== Problem description ==
Beginning with the line that contains "Convert this chart", retype the entries below exactly, ending with the line that contains "from matplotlib.patches import Patch". Leave out any pictures.

== Data extract ==
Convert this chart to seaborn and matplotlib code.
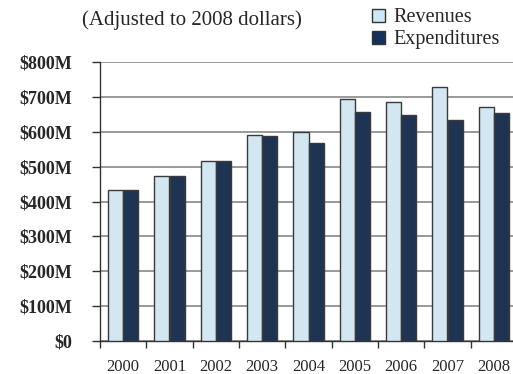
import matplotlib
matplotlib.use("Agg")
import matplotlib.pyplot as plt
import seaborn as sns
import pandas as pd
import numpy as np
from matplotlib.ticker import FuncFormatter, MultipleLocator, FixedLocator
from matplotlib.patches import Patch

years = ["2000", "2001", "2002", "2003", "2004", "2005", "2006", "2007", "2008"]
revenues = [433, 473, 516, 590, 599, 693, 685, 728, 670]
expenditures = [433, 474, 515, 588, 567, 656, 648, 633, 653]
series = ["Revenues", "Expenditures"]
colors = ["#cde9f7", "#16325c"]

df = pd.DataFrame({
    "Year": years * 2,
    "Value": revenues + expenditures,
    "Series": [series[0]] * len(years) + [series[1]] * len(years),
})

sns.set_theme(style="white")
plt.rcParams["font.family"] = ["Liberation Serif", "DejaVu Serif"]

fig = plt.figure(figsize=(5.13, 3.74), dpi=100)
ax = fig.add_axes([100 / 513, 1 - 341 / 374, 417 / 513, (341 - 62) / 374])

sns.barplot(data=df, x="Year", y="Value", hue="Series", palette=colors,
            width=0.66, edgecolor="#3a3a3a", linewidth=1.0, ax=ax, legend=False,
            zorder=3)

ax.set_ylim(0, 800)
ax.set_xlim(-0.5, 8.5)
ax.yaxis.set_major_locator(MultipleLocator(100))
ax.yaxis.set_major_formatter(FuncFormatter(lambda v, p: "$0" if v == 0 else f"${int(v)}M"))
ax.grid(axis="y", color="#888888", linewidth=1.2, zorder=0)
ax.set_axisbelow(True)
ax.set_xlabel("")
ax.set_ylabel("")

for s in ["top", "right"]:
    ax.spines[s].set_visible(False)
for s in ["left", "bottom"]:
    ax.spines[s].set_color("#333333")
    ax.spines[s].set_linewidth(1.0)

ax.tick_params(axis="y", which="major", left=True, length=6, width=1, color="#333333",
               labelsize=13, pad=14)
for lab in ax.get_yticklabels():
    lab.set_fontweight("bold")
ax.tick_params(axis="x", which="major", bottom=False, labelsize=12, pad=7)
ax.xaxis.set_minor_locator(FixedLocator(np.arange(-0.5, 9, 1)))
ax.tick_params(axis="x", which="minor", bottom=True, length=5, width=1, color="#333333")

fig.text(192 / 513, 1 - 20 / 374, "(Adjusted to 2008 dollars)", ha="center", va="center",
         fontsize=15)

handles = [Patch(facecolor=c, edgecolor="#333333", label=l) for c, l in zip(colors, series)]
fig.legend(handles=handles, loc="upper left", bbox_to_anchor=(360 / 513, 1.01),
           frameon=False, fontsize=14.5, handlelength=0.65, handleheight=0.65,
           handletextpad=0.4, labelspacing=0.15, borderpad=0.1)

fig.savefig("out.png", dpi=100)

--

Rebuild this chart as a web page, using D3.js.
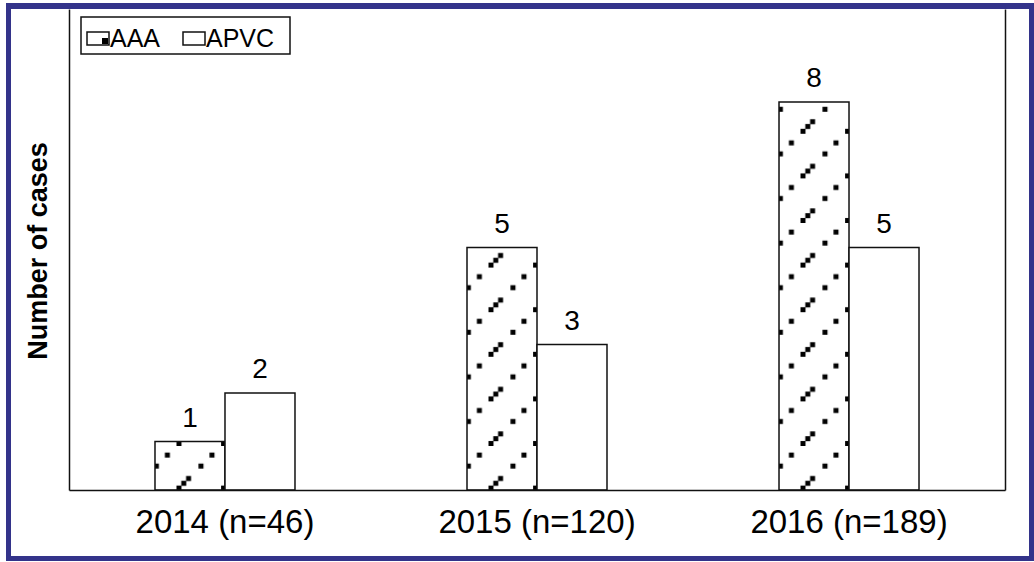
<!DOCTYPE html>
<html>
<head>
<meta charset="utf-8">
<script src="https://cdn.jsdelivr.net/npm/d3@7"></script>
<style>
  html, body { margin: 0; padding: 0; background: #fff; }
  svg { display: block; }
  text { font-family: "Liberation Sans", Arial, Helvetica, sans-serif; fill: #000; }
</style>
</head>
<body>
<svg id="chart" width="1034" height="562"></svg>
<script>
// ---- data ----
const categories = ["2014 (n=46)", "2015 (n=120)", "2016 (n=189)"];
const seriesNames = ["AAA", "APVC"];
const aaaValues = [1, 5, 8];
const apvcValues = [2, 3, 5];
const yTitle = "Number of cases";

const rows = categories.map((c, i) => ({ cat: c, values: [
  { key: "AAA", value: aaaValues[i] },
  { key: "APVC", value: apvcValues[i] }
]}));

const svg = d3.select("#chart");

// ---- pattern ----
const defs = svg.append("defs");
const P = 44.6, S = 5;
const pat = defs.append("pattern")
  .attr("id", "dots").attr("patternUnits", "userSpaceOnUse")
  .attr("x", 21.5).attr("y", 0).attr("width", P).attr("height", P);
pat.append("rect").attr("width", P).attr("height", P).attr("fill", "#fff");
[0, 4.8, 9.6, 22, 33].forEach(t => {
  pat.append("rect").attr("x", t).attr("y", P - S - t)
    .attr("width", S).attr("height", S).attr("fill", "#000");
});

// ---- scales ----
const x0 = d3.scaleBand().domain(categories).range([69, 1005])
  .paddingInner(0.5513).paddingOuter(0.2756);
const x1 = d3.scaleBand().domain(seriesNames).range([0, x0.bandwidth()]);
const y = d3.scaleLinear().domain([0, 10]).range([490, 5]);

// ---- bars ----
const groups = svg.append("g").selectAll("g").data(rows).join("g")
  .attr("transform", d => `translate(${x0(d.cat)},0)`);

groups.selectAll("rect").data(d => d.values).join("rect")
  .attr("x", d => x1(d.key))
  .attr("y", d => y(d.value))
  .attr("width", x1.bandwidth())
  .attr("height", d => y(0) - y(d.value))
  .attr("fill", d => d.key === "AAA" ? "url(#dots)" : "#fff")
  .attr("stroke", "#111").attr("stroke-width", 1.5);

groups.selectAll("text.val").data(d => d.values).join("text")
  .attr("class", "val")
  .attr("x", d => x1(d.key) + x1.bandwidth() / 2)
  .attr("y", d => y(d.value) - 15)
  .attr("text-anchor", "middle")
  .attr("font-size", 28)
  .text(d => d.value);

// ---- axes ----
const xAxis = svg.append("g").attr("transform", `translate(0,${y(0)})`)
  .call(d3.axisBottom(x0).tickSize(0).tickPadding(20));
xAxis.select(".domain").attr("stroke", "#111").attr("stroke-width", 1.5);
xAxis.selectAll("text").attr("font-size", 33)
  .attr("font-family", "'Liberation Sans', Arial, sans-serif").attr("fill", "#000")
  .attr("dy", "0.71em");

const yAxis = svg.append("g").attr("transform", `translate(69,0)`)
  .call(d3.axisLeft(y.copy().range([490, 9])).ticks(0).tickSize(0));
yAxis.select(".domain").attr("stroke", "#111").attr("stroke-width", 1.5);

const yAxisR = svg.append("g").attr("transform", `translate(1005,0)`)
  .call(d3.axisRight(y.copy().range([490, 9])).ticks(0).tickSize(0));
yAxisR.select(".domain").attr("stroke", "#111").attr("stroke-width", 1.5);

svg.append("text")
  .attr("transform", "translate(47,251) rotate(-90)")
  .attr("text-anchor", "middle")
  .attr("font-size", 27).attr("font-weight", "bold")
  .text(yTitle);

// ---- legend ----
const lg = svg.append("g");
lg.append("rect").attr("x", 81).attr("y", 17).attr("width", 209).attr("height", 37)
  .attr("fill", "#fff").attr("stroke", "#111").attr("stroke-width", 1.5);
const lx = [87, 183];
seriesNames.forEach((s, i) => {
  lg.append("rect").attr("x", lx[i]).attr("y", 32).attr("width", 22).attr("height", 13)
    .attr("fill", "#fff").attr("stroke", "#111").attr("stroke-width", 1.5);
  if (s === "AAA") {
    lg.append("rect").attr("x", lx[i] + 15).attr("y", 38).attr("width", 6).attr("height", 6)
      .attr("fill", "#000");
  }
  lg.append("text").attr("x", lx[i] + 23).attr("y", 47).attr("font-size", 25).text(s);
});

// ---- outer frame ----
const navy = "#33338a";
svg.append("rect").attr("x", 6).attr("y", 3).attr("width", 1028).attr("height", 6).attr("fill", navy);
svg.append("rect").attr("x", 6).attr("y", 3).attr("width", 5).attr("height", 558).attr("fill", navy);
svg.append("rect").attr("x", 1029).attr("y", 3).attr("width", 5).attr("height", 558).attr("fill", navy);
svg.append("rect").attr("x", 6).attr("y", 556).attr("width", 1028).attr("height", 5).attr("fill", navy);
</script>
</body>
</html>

==

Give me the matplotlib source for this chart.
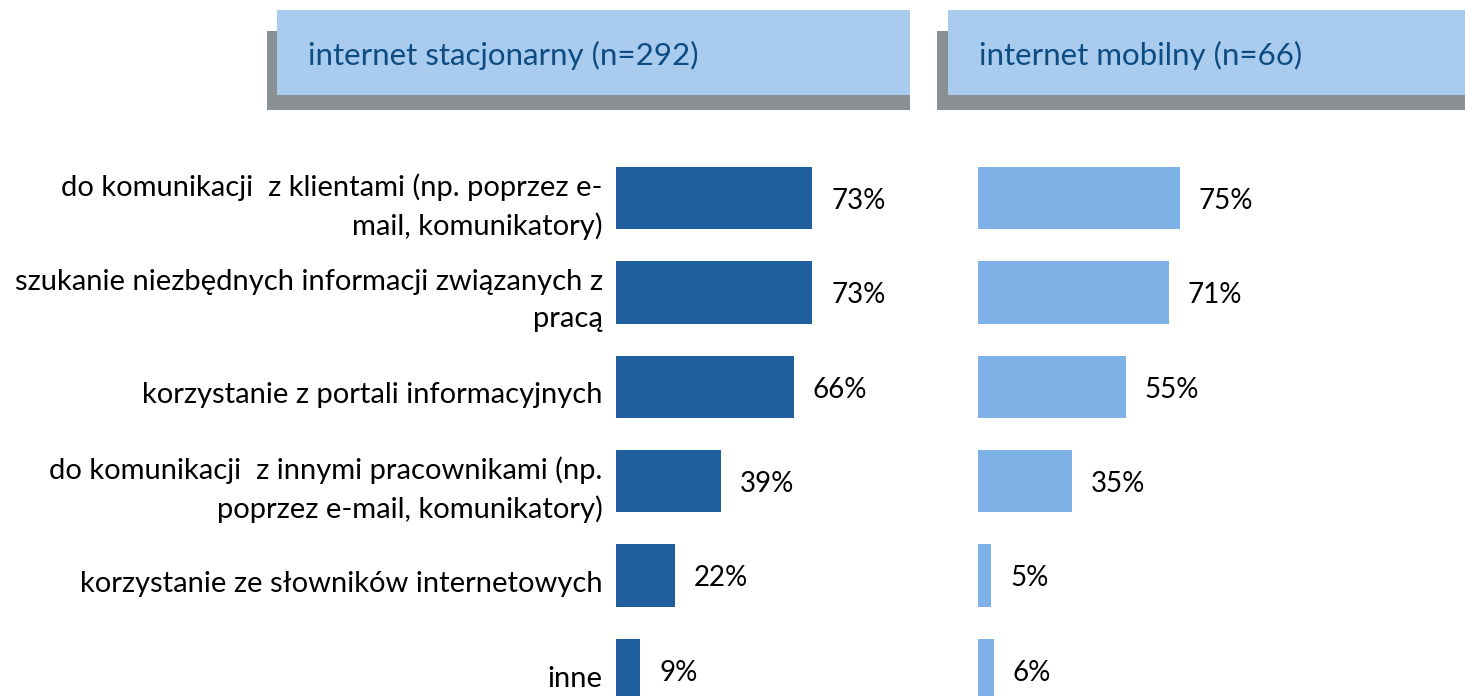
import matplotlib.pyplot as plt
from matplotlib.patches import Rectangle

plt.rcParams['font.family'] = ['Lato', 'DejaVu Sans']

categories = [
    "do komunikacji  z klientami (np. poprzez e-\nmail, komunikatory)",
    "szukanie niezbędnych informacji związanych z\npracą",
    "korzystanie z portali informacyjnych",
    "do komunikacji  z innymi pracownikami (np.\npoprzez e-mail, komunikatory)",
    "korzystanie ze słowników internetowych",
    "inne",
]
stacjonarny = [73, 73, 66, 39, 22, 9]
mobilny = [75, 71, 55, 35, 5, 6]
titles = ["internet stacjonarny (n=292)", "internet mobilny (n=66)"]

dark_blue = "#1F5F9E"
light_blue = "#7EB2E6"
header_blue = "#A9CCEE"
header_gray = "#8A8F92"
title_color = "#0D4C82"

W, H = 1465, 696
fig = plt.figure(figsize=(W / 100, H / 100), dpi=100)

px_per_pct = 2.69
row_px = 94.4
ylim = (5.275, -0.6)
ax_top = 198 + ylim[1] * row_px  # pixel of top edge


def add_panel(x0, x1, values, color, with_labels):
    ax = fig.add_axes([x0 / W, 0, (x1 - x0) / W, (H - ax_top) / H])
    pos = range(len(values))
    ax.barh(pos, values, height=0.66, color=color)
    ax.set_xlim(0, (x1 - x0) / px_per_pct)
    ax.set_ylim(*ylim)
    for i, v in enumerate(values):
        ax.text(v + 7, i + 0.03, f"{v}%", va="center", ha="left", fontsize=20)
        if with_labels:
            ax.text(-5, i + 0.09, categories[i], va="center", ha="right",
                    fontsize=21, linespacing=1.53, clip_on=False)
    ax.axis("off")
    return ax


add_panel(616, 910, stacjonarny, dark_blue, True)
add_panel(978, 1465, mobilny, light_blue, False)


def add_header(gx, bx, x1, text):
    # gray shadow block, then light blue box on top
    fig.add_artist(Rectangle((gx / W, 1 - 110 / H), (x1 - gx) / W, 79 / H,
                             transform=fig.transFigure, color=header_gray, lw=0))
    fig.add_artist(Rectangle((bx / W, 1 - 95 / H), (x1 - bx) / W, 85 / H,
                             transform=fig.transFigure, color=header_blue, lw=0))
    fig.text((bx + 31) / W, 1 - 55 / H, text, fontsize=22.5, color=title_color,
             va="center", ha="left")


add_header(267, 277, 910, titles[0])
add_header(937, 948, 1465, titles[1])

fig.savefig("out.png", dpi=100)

== Full solution ==
Convert this chart to seaborn and matplotlib code.
import matplotlib
matplotlib.use("Agg")
import matplotlib.pyplot as plt
import seaborn as sns
import pandas as pd
import numpy as np
from matplotlib.ticker import FuncFormatter, MultipleLocator, FixedLocator
from matplotlib.patches import Patch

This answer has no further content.